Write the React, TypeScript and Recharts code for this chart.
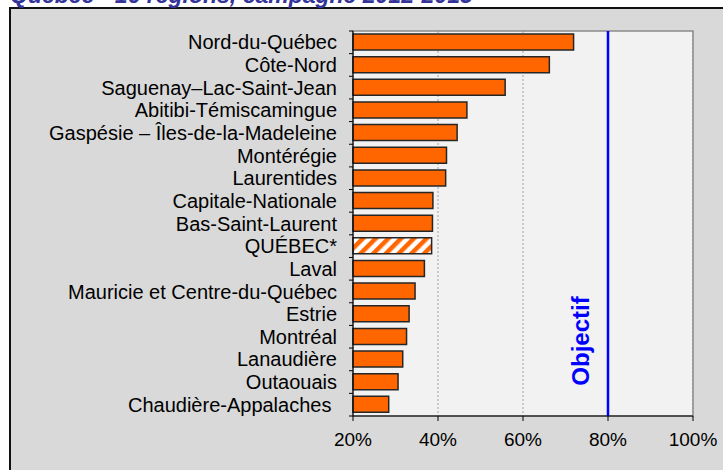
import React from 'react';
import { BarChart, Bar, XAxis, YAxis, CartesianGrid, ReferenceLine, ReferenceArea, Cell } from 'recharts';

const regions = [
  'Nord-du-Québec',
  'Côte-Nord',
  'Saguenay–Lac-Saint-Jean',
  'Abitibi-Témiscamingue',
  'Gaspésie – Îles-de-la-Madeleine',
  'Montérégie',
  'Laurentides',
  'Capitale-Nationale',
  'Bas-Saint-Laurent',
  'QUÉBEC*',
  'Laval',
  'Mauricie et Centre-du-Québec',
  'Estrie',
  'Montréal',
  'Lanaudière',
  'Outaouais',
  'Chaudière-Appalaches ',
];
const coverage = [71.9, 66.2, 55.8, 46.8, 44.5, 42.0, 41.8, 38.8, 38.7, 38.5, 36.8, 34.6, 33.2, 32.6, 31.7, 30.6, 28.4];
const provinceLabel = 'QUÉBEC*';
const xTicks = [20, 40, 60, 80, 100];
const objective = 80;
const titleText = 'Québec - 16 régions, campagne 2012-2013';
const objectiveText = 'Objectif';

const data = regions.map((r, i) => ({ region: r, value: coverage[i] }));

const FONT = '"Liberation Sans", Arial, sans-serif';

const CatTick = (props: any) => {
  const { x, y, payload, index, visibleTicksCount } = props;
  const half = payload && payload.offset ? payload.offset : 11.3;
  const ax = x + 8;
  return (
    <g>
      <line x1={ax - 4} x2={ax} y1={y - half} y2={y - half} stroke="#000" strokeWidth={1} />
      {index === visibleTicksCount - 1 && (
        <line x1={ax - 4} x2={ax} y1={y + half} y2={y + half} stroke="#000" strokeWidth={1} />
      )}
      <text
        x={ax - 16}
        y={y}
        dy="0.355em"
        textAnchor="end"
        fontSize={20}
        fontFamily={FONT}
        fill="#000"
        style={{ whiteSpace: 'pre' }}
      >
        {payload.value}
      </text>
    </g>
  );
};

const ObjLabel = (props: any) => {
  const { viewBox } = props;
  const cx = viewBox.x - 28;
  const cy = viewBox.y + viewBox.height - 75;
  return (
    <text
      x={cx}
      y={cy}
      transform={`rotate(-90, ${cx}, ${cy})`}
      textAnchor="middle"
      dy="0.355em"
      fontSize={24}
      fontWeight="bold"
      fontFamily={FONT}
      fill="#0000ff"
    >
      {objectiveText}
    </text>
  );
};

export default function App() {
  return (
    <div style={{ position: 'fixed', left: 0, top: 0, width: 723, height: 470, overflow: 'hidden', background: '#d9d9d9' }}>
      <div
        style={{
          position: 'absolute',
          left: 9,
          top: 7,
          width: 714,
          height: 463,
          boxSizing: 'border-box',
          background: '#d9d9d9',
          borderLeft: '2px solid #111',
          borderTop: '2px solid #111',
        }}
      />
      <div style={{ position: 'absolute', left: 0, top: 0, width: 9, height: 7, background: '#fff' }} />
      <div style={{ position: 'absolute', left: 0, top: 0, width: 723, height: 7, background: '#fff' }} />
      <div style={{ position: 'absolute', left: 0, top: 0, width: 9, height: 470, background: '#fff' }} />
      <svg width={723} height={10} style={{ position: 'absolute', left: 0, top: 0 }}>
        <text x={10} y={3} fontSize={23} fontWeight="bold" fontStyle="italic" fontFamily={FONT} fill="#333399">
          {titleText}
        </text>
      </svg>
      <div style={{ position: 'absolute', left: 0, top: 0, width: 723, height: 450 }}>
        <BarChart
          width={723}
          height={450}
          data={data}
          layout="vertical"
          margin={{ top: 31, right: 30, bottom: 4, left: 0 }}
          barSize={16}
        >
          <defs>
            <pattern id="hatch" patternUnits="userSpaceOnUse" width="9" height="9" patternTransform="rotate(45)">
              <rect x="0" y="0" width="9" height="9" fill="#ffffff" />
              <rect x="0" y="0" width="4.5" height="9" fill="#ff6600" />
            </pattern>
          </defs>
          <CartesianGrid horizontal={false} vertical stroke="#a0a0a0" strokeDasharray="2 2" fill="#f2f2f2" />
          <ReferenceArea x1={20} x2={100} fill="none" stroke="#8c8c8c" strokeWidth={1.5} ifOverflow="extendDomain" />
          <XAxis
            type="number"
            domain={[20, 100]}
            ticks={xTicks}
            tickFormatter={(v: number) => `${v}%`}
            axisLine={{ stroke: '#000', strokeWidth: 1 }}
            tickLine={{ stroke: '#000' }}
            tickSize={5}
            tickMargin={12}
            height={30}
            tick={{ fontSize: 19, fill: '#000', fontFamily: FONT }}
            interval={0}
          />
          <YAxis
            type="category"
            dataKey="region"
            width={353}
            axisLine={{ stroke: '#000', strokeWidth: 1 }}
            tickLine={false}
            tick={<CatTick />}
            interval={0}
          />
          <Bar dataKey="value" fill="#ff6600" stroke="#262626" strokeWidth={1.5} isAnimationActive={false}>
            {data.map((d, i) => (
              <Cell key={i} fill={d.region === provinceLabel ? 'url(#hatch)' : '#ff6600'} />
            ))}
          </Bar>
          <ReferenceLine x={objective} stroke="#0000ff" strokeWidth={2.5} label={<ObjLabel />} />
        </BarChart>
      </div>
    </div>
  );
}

■ Task goal ■
Collect the lines of the data that carry the word "React".

■ Solution ■
Write the React, TypeScript and Recharts code for this chart.
import React from 'react';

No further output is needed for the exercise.